### Set exercise
Copy out the whole listing exactly as written, leaving the pictures behind.

### Input
>> begin

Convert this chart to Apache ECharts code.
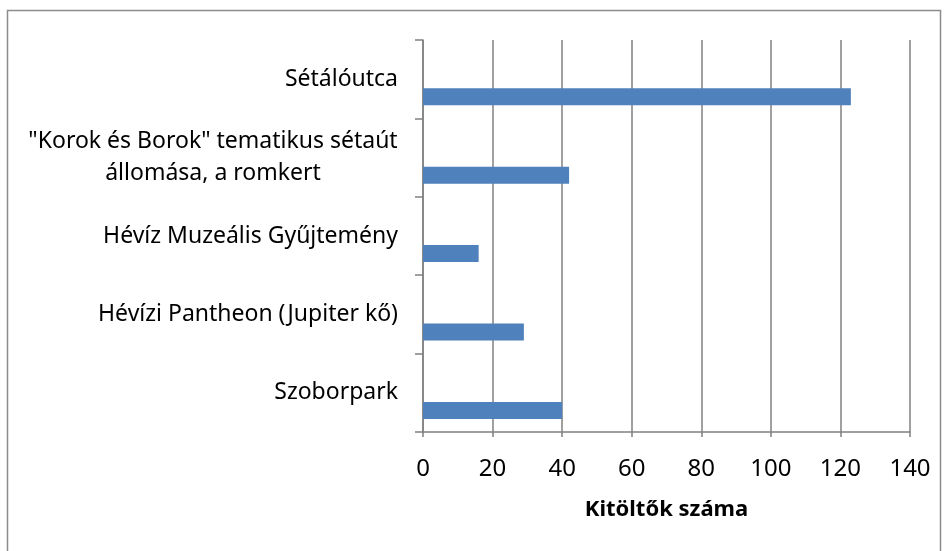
<!DOCTYPE html>
<html>
<head>
  <meta charset="utf-8">
  <title>ECharts</title>
  <script src="https://cdn.jsdelivr.net/npm/echarts@6/dist/echarts.min.js"></script>
</head>
<body style="margin:0;background:#fff">
<div id="main" style="width: 949px;height:551px;"></div>
<script type="text/javascript">
  // categories from bottom to top, as on the y axis
  var helyszinek = [
    'Szoborpark',
    'Hévízi Pantheon (Jupiter kő)',
    'Hévíz Muzeális Gyűjtemény',
    '"Korok és Borok" tematikus sétaút\nállomása, a romkert',
    'Sétálóutca'
  ];
  var kitoltok = [40, 29, 16, 42, 123];
  var xTicks = [0, 20, 40, 60, 80, 100, 120, 140];

  var fontName = 'Noto Sans';
  var labelSize = 23;

  // measure the widest line so multi-line labels can be centred
  var ctx = document.createElement('canvas').getContext('2d');
  ctx.font = labelSize + 'px "' + fontName + '"';
  function lineWidth(s) { return Math.ceil(ctx.measureText(s).width); }

  var myChart = echarts.init(document.getElementById('main'));

  var option = {
    backgroundColor: '#fff',
    animation: false,
    graphic: [{
      type: 'rect',
      shape: { x: 7.5, y: 10.5, width: 933, height: 560 },
      style: { fill: 'none', stroke: '#8c8c8c', lineWidth: 1.5 },
      silent: true
    }],
    grid: { left: 423, right: 39, top: 40, bottom: 119 },
    xAxis: {
      type: 'value',
      min: xTicks[0],
      max: xTicks[xTicks.length - 1],
      interval: 20,
      name: 'Kitöltők száma',
      nameLocation: 'middle',
      nameGap: 67,
      nameTextStyle: { fontFamily: fontName, fontSize: 22, fontWeight: 'bold', color: '#000' },
      axisLine: { show: true, lineStyle: { color: '#808080', width: 1.5 } },
      axisTick: { show: true, length: 5, lineStyle: { color: '#808080', width: 1.5 } },
      axisLabel: { fontFamily: fontName, fontSize: 24, color: '#000', margin: 25 },
      splitLine: { show: true, lineStyle: { color: '#808080', width: 1.5 } }
    },
    yAxis: {
      type: 'category',
      data: helyszinek,
      axisLine: { show: true, lineStyle: { color: '#808080', width: 1.5 } },
      axisTick: { show: true, length: 8, lineStyle: { color: '#808080', width: 1.5 } },
      axisLabel: {
        fontFamily: fontName,
        fontSize: labelSize,
        color: '#000',
        margin: 25,
        lineHeight: 32,
        formatter: function (v) {
          if (v.indexOf('\n') < 0) return v;
          var lines = v.split('\n');
          return lines.map(function (l) { return '{c|' + l + '}'; }).join('\n');
        },
        rich: {
          c: {
            fontFamily: fontName, fontSize: labelSize, color: '#000', lineHeight: 32,
            align: 'center',
            width: lineWidth('"Korok és Borok" tematikus sétaút')
          }
        }
      }
    },
    series: [
      {
        name: 'ures',
        type: 'bar',
        data: [],
        barWidth: 17,
        barGap: '107%'
      },
      {
        name: 'Kitöltők száma',
        type: 'bar',
        data: kitoltok,
        barWidth: 17,
        barGap: '107%',
        itemStyle: { color: '#4F81BD' }
      }
    ]
  };

  myChart.setOption(option);
</script>
</body>
</html>
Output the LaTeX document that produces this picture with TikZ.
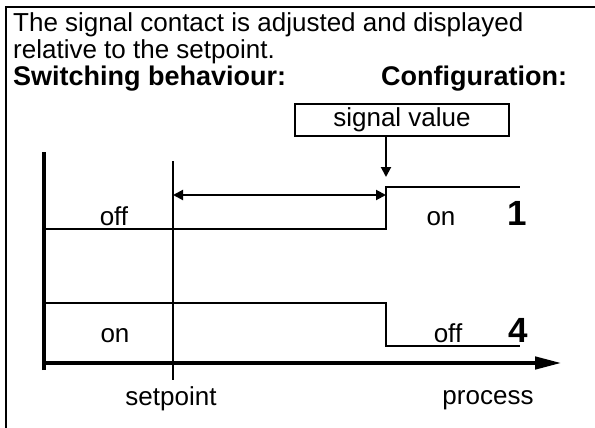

>> end

### Finished task
Convert this chart to Apache ECharts code.
<!DOCTYPE html>
<html>
<head>
  <meta charset="utf-8">
  <title>ECharts</title>
  <script src="https://cdn.jsdelivr.net/npm/echarts@6/dist/echarts.min.js"></script>
</head>
<body style="margin:0;background:#fff">
<div id="main" style="width: 949px;height:551px;"></div>
<script type="text/javascript">
  // categories from bottom to top, as on the y axis
  var helyszinek = [
    'Szoborpark',
    'Hévízi Pantheon (Jupiter kő)',
    'Hévíz Muzeális Gyűjtemény',
    '"Korok és Borok" tematikus sétaút\nállomása, a romkert',
    'Sétálóutca'
  ];
  var kitoltok = [40, 29, 16, 42, 123];
  var xTicks = [0, 20, 40, 60, 80, 100, 120, 140];

  var fontName = 'Noto Sans';
  var labelSize = 23;

  // measure the widest line so multi-line labels can be centred
  var ctx = document.createElement('canvas').getContext('2d');
  ctx.font = labelSize + 'px "' + fontName + '"';
  function lineWidth(s) { return Math.ceil(ctx.measureText(s).width); }

  var myChart = echarts.init(document.getElementById('main'));

  var option = {
    backgroundColor: '#fff',
    animation: false,
    graphic: [{
      type: 'rect',
      shape: { x: 7.5, y: 10.5, width: 933, height: 560 },
      style: { fill: 'none', stroke: '#8c8c8c', lineWidth: 1.5 },
      silent: true
    }],
    grid: { left: 423, right: 39, top: 40, bottom: 119 },
    xAxis: {
      type: 'value',
      min: xTicks[0],
      max: xTicks[xTicks.length - 1],
      interval: 20,
      name: 'Kitöltők száma',
      nameLocation: 'middle',
      nameGap: 67,
      nameTextStyle: { fontFamily: fontName, fontSize: 22, fontWeight: 'bold', color: '#000' },
      axisLine: { show: true, lineStyle: { color: '#808080', width: 1.5 } },
      axisTick: { show: true, length: 5, lineStyle: { color: '#808080', width: 1.5 } },
      axisLabel: { fontFamily: fontName, fontSize: 24, color: '#000', margin: 25 },
      splitLine: { show: true, lineStyle: { color: '#808080', width: 1.5 } }
    },
    yAxis: {
      type: 'category',
      data: helyszinek,
      axisLine: { show: true, lineStyle: { color: '#808080', width: 1.5 } },
      axisTick: { show: true, length: 8, lineStyle: { color: '#808080', width: 1.5 } },
      axisLabel: {
        fontFamily: fontName,
        fontSize: labelSize,
        color: '#000',
        margin: 25,
        lineHeight: 32,
        formatter: function (v) {
          if (v.indexOf('\n') < 0) return v;
          var lines = v.split('\n');
          return lines.map(function (l) { return '{c|' + l + '}'; }).join('\n');
        },
        rich: {
          c: {
            fontFamily: fontName, fontSize: labelSize, color: '#000', lineHeight: 32,
            align: 'center',
            width: lineWidth('"Korok és Borok" tematikus sétaút')
          }
        }
      }
    },
    series: [
      {
        name: 'ures',
        type: 'bar',
        data: [],
        barWidth: 17,
        barGap: '107%'
      },
      {
        name: 'Kitöltők száma',
        type: 'bar',
        data: kitoltok,
        barWidth: 17,
        barGap: '107%',
        itemStyle: { color: '#4F81BD' }
      }
    ]
  };

  myChart.setOption(option);
</script>
</body>
</html>
Output the LaTeX document that produces this picture with TikZ.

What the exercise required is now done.